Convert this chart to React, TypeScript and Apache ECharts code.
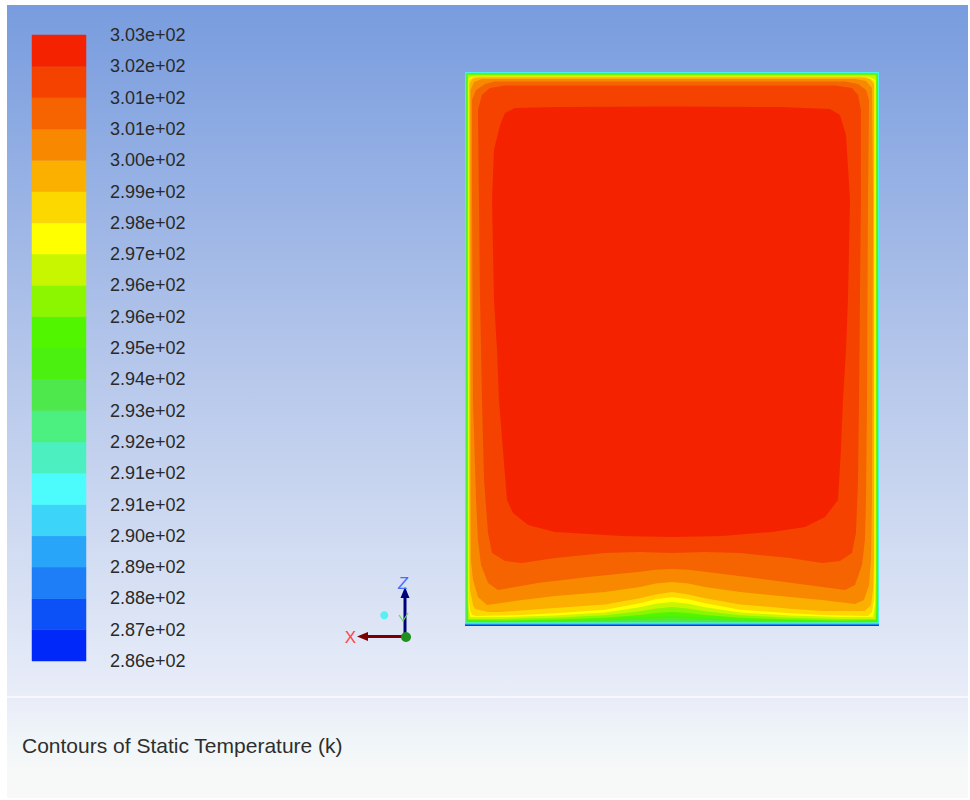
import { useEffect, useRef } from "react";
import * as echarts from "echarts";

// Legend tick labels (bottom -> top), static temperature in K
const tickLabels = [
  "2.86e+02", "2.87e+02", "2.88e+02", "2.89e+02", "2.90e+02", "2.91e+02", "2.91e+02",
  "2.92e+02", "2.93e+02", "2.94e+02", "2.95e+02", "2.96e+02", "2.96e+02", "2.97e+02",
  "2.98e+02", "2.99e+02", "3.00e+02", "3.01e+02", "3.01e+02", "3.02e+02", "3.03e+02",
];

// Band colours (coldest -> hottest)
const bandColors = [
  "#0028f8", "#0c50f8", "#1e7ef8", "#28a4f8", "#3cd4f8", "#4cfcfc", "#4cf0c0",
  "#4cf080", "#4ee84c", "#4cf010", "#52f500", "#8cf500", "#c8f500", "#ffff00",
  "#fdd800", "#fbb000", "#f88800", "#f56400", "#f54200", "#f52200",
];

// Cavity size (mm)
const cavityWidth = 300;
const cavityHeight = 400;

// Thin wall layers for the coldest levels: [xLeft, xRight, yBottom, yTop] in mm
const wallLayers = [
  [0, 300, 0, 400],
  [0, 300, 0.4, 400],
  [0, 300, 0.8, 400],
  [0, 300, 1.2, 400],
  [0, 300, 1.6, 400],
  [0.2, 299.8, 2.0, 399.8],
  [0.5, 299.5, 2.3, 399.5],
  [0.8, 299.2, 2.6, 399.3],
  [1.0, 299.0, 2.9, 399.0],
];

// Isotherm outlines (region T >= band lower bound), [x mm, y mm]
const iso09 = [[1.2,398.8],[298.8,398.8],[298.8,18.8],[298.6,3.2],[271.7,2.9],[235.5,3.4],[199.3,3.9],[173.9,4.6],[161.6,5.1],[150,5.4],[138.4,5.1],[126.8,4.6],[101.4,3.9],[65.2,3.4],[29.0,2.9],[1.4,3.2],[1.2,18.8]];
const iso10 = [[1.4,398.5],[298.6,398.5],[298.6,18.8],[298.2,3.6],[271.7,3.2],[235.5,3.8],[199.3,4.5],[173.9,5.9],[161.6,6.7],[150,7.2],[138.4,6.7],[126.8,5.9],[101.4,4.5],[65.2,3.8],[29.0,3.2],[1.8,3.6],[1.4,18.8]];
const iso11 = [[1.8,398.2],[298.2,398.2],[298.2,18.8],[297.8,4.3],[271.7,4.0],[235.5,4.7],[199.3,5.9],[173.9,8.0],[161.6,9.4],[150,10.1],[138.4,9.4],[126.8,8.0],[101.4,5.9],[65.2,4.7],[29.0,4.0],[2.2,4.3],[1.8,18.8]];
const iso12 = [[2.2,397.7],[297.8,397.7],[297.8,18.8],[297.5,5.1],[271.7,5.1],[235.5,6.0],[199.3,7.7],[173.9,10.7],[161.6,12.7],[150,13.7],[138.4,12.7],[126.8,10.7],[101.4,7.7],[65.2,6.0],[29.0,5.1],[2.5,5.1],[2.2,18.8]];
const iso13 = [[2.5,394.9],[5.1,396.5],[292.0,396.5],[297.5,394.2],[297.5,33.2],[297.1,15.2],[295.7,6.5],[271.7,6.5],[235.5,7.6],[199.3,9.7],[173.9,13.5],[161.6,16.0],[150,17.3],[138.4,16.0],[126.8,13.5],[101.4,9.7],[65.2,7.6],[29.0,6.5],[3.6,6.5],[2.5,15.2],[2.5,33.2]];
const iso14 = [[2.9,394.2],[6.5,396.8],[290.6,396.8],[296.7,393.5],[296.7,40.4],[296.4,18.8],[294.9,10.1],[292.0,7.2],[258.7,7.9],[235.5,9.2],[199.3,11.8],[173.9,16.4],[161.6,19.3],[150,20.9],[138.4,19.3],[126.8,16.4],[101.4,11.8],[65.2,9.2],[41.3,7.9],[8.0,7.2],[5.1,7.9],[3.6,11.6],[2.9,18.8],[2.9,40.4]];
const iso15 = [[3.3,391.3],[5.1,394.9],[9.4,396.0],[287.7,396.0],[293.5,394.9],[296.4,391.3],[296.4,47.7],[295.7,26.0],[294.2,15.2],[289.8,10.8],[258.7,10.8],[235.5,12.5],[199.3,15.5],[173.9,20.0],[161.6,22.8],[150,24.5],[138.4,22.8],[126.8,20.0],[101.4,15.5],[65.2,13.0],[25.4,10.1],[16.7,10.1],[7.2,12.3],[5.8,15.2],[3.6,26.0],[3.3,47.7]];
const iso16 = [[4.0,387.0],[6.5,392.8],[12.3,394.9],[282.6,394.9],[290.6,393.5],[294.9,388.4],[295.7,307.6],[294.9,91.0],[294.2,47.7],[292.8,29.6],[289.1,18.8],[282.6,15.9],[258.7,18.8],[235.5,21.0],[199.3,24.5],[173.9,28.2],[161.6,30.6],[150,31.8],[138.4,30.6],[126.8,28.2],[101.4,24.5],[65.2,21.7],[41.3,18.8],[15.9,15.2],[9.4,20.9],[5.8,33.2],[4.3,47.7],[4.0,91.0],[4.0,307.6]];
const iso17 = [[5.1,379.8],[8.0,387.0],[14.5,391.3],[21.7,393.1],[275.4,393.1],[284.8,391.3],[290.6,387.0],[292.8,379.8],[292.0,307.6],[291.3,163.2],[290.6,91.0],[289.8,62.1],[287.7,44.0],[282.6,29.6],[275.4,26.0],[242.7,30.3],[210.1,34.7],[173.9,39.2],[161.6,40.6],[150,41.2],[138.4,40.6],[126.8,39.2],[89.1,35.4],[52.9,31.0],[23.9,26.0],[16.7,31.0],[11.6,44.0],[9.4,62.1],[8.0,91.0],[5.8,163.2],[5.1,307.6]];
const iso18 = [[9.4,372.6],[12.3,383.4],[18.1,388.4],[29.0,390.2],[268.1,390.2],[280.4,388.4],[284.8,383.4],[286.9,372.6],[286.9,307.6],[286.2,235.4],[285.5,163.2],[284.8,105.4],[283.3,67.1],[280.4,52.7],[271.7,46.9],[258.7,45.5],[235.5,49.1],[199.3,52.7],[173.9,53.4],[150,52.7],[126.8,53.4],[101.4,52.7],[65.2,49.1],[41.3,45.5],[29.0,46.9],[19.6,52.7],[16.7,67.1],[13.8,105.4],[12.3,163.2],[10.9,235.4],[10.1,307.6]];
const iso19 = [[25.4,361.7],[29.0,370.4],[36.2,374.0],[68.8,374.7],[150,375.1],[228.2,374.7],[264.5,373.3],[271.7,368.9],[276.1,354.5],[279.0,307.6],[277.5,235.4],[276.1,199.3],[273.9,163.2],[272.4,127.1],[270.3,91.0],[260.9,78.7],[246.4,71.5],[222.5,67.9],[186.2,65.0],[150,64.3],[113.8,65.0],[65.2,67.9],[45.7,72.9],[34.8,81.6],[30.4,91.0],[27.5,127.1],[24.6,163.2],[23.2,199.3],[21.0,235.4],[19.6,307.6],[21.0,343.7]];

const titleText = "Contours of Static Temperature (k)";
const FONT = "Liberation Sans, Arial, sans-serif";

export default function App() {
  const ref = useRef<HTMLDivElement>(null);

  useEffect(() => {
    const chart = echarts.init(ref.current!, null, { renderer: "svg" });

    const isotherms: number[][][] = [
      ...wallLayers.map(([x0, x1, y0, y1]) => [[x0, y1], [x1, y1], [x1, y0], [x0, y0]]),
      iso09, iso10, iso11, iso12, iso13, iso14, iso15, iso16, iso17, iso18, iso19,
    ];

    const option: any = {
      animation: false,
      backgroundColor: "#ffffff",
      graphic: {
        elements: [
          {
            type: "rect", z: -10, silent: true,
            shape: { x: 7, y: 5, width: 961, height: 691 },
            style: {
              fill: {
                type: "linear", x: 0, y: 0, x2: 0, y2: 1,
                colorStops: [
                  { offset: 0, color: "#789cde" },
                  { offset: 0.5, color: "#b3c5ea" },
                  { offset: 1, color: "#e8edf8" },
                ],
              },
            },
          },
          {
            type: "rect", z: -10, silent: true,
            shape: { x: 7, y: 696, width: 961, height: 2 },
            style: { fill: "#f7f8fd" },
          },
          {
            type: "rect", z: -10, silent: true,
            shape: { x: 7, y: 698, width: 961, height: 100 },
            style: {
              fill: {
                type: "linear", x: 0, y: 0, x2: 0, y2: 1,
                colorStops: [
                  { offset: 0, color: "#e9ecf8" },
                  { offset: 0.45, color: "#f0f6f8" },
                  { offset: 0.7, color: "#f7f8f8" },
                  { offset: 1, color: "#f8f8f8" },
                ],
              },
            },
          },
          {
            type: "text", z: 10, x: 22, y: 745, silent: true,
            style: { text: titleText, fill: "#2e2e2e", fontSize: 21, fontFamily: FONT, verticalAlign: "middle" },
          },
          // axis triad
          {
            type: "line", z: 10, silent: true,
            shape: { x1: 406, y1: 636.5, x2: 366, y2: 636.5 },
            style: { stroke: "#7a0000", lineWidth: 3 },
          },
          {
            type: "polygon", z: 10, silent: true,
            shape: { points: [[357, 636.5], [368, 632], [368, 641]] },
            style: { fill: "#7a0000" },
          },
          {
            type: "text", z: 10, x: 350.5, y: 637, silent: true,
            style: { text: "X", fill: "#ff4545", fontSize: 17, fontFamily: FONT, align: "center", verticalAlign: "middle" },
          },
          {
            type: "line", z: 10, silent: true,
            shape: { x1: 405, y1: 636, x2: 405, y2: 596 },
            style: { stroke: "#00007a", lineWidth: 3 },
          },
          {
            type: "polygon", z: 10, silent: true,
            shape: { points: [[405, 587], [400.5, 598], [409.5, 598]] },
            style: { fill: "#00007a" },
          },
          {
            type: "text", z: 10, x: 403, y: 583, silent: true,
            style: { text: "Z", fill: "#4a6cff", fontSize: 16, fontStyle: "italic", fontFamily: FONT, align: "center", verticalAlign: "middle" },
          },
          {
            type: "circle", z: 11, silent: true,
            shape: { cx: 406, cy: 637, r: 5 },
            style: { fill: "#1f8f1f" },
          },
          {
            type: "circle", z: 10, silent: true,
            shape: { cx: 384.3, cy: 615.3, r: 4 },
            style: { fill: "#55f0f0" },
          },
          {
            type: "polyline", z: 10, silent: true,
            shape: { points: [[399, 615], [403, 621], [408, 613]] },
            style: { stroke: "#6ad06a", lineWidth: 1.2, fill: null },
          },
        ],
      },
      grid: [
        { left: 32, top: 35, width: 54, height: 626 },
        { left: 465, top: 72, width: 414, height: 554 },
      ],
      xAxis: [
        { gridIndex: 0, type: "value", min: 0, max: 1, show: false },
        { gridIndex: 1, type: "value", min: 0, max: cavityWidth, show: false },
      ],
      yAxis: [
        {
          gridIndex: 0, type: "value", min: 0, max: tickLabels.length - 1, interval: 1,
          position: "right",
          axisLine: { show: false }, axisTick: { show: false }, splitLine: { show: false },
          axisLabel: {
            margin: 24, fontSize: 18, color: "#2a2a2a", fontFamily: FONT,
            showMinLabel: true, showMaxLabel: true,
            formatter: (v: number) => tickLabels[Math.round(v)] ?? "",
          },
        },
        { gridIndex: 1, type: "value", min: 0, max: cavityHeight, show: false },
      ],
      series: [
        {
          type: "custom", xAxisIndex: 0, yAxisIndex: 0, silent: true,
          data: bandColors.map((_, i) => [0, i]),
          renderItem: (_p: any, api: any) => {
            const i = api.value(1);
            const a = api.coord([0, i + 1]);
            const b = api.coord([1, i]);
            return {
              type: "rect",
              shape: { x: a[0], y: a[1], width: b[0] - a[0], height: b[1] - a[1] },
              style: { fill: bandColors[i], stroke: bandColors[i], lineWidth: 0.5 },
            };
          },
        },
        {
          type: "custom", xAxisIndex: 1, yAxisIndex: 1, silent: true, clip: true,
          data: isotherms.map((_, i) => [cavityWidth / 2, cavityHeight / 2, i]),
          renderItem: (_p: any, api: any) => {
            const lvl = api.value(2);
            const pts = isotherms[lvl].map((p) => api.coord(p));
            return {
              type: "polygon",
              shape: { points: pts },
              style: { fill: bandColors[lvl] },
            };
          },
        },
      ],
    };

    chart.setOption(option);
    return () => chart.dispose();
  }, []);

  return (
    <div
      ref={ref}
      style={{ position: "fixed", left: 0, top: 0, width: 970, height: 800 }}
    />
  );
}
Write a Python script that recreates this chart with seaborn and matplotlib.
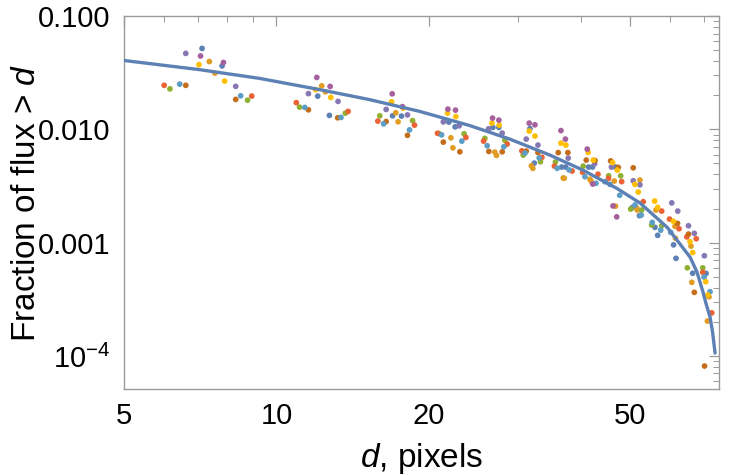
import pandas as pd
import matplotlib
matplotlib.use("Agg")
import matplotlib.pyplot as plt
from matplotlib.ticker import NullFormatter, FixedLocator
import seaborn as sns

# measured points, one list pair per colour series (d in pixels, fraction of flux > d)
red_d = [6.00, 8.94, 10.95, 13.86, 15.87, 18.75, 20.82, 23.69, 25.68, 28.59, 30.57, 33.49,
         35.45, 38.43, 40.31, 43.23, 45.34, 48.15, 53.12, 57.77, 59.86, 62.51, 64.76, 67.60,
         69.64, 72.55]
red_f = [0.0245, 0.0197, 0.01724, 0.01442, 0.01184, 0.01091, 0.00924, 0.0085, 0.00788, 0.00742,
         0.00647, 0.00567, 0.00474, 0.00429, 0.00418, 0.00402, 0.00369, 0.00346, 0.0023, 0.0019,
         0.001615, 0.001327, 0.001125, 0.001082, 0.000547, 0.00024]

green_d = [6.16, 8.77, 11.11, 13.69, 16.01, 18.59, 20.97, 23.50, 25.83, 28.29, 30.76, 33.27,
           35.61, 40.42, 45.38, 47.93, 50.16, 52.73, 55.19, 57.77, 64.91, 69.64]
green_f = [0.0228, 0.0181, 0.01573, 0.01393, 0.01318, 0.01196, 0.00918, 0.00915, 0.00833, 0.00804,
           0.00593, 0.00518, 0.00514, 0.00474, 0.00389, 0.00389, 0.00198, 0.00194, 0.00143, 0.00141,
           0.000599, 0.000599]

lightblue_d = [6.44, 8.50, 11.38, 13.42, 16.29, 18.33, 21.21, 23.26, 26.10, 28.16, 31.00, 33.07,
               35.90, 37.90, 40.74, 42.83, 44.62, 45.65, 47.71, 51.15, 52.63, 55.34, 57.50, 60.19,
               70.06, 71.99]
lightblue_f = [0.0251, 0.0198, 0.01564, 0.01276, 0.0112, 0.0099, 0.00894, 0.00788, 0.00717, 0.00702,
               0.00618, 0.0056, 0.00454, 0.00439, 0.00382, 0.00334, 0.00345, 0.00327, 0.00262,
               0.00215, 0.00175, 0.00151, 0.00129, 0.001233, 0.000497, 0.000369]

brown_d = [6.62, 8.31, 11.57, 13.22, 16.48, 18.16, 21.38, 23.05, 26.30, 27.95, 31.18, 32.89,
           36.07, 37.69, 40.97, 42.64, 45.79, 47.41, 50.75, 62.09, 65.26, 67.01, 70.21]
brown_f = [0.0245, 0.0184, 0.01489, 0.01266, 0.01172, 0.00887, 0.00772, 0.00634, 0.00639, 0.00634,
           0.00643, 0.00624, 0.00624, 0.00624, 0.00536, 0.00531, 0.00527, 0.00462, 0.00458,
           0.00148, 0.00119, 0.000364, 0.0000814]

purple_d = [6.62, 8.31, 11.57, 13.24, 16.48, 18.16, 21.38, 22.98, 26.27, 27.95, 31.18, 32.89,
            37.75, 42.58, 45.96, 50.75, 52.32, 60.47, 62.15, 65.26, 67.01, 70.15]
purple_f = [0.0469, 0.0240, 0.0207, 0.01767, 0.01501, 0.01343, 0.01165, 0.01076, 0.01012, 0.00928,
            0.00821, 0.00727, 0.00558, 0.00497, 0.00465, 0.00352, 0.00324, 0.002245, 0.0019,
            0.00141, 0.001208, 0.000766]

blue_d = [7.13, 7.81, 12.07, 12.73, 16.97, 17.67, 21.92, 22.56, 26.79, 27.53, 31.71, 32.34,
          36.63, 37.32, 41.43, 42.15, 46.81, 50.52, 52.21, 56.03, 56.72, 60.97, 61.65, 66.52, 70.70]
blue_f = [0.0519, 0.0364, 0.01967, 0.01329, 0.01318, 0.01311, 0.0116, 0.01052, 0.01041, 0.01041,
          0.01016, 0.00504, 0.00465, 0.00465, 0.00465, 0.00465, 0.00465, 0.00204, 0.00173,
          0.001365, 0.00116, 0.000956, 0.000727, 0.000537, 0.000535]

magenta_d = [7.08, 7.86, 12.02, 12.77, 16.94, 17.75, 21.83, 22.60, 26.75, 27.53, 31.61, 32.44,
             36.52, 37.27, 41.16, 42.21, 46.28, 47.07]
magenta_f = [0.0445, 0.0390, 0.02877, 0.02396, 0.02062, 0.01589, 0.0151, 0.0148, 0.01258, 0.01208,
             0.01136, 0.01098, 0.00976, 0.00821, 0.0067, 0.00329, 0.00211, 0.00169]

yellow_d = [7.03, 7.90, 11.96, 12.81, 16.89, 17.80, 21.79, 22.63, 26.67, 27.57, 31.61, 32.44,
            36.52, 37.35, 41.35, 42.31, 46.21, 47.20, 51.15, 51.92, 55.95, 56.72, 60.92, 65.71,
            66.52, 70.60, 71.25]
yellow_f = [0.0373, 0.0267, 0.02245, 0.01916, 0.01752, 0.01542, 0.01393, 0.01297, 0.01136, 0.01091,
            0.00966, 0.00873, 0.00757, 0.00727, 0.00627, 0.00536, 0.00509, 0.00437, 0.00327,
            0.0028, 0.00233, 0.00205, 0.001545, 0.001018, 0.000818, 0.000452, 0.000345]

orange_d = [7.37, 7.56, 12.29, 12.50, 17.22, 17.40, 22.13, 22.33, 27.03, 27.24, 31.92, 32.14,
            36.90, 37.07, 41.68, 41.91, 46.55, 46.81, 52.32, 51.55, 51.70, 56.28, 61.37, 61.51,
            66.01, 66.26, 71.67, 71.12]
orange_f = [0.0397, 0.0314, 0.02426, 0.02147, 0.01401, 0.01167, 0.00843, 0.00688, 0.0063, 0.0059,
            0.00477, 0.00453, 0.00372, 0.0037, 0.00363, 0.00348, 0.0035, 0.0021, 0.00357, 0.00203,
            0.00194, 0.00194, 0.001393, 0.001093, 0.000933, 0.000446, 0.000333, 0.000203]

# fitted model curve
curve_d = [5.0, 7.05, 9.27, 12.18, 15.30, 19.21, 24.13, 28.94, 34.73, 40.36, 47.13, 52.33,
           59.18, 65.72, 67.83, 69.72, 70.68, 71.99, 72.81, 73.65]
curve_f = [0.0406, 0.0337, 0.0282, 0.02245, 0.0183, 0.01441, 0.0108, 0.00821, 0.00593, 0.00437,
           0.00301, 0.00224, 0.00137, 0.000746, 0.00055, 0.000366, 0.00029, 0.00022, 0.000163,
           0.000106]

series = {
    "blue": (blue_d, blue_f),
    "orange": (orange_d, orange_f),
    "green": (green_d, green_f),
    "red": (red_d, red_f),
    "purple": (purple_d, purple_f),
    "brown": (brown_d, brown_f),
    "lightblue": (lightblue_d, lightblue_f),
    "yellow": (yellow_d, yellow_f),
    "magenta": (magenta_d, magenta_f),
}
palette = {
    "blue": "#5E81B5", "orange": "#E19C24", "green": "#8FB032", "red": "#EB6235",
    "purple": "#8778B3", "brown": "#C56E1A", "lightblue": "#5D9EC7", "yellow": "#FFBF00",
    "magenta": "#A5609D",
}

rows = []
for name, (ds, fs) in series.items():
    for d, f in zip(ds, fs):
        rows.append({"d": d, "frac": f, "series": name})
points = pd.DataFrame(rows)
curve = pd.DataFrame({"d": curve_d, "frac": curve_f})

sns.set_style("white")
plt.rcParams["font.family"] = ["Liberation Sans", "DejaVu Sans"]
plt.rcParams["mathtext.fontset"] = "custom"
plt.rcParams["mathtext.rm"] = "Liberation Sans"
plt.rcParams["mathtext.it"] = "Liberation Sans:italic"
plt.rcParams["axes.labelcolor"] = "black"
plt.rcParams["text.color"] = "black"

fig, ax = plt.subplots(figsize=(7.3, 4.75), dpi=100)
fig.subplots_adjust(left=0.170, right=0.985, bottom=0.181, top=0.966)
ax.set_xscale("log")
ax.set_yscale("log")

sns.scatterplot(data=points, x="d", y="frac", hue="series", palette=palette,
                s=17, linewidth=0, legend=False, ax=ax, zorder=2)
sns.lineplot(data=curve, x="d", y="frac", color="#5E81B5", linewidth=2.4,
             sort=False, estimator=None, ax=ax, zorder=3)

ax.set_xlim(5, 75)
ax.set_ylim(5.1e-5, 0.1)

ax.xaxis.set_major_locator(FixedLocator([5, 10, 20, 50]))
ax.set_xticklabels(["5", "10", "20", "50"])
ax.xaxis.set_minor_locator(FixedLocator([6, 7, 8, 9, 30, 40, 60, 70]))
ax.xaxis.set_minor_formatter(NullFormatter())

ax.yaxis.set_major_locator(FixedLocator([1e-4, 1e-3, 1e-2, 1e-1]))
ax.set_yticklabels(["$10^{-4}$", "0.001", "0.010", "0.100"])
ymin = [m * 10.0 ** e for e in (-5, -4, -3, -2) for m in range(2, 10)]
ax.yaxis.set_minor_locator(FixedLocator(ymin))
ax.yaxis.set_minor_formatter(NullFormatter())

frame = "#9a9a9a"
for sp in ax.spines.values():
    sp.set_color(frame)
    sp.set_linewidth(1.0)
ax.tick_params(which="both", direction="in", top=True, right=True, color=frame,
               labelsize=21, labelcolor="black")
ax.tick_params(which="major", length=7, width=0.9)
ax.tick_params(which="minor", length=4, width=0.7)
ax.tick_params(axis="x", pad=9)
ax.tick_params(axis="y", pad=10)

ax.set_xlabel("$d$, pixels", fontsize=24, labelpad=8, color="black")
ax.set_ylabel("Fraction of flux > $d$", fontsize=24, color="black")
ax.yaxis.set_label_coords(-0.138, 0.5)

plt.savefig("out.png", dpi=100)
● ● ● ● ● ● ●
## WHAT IS ASKED:
From the first line above down to the line with "import * as", reproduce every line and no others, omitting pictures.

## RESULT OF THE EXERCISE:
Convert this chart to React, TypeScript and Apache ECharts code.
import { useEffect, useRef } from "react";
import * as echarts from "echarts";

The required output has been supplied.